COMMENTAIRES
SUR LA REGLE DE SAINT BENOIT
EN QUEL ORDRE FAUT-IL DIRE CES PSAUMES ?
22. Par dessus tout, nous donnons cet avertissement : si quelqu'un n'aime pas cette distribution des psaumes, qu'il établisse une autre ordonnance, s'il la juge meilleure,
23. pourvu qu'il maintienne absolument la psalmodie intégrale des cent cinquante psaumes du psautier chaque semaine et la reprise perpétuelle par le commencement aux vigiles du dimanche,
24. car les moines font preuve de par trop de paresse dans leur service de dévotion, quand ils psalmodient moins que le psautier, avec les cantiques accoutumés, en l'espace d'une semaine,
25. puisque nous lisons qu'une fois nos saints Pères accomplirent cela vaillamment en un seul jour. Tièdes que nous sommes, puissions-nous du moins nous en acquitter en une semaine entière !

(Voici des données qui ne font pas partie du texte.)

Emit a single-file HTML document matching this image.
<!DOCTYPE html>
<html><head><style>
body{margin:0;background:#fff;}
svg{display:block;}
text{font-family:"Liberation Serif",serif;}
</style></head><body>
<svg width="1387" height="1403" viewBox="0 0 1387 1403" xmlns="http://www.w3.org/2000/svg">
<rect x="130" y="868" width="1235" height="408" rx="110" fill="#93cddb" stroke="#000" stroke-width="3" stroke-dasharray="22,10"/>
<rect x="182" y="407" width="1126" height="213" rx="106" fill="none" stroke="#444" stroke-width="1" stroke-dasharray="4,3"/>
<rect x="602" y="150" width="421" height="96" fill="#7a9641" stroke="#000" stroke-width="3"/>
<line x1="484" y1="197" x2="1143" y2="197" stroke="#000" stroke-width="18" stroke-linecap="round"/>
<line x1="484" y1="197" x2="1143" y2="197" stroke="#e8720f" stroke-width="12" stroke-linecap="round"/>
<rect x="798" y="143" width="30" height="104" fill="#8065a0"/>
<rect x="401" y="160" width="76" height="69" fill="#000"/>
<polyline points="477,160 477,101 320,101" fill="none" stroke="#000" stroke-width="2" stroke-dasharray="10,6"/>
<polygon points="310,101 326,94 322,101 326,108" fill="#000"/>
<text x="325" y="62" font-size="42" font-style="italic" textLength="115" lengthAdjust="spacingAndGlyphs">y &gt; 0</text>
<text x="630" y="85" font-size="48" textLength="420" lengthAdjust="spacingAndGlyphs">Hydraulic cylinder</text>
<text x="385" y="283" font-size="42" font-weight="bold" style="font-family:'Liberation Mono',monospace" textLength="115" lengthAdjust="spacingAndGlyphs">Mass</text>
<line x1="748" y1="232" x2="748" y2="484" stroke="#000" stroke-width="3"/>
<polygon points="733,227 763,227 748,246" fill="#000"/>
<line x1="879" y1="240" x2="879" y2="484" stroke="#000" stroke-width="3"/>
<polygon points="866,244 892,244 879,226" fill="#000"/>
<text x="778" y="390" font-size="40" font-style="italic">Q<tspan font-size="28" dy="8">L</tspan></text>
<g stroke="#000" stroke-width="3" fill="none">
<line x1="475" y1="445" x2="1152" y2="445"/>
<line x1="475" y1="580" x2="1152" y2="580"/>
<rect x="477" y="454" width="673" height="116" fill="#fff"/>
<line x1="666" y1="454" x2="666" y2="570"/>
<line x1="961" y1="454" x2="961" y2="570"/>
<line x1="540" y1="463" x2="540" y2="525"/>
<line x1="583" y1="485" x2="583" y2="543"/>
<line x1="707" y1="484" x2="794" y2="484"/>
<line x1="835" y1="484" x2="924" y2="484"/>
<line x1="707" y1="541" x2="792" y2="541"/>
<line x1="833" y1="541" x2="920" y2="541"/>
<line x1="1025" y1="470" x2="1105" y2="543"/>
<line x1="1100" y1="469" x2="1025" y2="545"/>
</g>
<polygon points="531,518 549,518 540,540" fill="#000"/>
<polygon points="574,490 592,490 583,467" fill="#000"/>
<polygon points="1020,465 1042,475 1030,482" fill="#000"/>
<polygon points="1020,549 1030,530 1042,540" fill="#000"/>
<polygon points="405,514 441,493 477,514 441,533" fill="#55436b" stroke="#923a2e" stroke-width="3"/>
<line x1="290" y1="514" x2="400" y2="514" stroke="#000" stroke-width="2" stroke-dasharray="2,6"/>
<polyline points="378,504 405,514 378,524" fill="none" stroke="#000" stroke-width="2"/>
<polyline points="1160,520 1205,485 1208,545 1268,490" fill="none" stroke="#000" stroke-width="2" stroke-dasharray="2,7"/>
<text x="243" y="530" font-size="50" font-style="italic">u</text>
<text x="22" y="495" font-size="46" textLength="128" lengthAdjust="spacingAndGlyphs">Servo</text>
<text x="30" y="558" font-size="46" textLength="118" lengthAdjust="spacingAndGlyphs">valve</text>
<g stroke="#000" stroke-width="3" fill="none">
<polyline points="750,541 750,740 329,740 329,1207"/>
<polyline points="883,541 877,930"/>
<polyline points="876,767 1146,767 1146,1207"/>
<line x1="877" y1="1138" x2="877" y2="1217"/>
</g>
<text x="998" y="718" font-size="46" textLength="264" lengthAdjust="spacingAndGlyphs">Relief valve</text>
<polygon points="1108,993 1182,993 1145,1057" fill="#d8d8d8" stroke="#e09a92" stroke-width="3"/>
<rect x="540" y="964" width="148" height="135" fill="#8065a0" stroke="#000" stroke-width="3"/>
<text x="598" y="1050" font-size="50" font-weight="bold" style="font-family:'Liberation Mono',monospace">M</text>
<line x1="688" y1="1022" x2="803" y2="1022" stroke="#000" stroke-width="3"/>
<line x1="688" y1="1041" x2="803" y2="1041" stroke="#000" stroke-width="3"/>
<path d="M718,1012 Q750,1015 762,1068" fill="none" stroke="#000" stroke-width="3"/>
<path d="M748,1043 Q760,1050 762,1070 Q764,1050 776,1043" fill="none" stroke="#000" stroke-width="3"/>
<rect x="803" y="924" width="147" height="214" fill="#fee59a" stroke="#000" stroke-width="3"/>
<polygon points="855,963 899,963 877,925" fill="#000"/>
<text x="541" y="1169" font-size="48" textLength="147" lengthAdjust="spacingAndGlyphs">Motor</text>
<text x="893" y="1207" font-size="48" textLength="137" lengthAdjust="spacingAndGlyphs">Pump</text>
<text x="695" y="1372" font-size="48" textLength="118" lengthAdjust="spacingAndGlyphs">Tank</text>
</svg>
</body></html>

Ces lignes de St Benoit sont une belle expression de sa liberté d'esprit. Conscient d'avoir lui-même fait des choix propres parmi d'autres cursus, celui de l'office romain, celui du Maitre, dans la distribution des psaumes pour les offices de la semaine, St Benoit ne veut pas imposer son choix. Il lui importe cependant que tous gardent la récitation du psautier en une semaine... Il serait intéressant ici d'étudier et de rechercher sur quel fondement théologique repose cette injonction que Benoit reçoit des moines d'Egypte. Avaient-ils la connaissance de la conviction juive que le psautier est un résumé de la Bible? Faisaient-ils un rapprochement entre la récitation en une semaine et la semaine de la création tendue vers le sabbat et le 8° jour ?

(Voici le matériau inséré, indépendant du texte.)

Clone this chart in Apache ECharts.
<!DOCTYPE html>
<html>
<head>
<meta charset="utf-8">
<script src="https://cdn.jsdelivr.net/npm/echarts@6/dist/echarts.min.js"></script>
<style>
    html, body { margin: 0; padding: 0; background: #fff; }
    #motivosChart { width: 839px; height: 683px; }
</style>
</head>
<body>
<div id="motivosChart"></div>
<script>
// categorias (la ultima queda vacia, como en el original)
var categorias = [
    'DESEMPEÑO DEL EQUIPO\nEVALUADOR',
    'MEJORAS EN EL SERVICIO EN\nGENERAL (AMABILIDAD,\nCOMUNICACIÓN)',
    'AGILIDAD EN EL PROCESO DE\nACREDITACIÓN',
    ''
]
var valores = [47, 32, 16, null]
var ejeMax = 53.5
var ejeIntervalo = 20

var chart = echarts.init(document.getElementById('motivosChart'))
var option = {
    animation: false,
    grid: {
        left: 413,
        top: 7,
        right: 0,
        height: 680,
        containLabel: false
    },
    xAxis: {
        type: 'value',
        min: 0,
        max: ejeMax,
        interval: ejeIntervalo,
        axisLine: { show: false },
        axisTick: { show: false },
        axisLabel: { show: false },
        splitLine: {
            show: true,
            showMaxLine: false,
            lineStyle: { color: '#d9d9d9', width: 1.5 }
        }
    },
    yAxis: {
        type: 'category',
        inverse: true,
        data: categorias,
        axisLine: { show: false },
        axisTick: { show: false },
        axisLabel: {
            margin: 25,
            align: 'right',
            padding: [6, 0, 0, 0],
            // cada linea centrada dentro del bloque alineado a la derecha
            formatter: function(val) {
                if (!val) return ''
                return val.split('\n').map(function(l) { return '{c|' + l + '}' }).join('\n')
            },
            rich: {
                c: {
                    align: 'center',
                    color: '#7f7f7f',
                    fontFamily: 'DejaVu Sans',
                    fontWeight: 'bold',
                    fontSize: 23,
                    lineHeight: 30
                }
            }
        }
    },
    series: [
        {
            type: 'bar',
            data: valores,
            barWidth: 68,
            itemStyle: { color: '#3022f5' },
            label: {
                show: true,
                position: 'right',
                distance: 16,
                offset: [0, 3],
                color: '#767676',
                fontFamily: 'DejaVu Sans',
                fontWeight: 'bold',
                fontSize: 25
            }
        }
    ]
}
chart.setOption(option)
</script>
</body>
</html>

St Benoit retient quant à lui surtout l'aspect ascétique et moral. Réciter le psautier est une expression de l'art propre des moines. de leur service de dévotion. Ils se sont voués à louer Dieu en tout temps et à lui donner toute leur énergie. Faire moins que dire le psautier en une semaine serait pour lui faire preuve de« paresse>>. Ce mot« paresse »traduit« iners » en latin. Il signifie« étranger à tout art (in-ars)»,« sans activité»,« sans énergie». Célébrer moins que le psautier en une semaine serait manquer à son devoir, à l'art que les moines ont choisi d'exercer pour l'amour de Dieu: celui de le chanter en tout temps. Je retiens de cet avertissement de St Benoit, le sérieux qu'il attend de ses moines dans l'exercice de leur mission de prière. Nous pouvons toujours nous demander si parfois, dans notre service nous ne sommes pas un peu paresseux. Non pas tant parce que nous prions le psautier en deux semaines, mais davantage dans notre manière de nous impliquer dans l'office. Lorsque nous préférons ne pas chanter. .. lorsque nous n'avons pas nos feuilles, lorsque nous ne sommes pas appliqués à ce que l'on fait, nous habituant à faire des erreurs, lorsque nous ne prenons pas soin de nous faire remplacer lorsque nous sommes absents, sans nous assurer que le service sera bien accompli et par qui... Regardons un peu notre manière de célébrer l'office et la liturgie en général, et soyons attentifs pour ne pas nous installer dans une sorte de paresse où nous nous laissons porter par le courant, en oubliant que chacun, nous sommes responsables de ce qui se passe dans l'église. Comme nous le verrons dans les chapitres suivants, c'est le service du Seigneur qu'il nous revient d'honorer, notre art, célébré pour nous, pour toute l'église et pour l'humanité.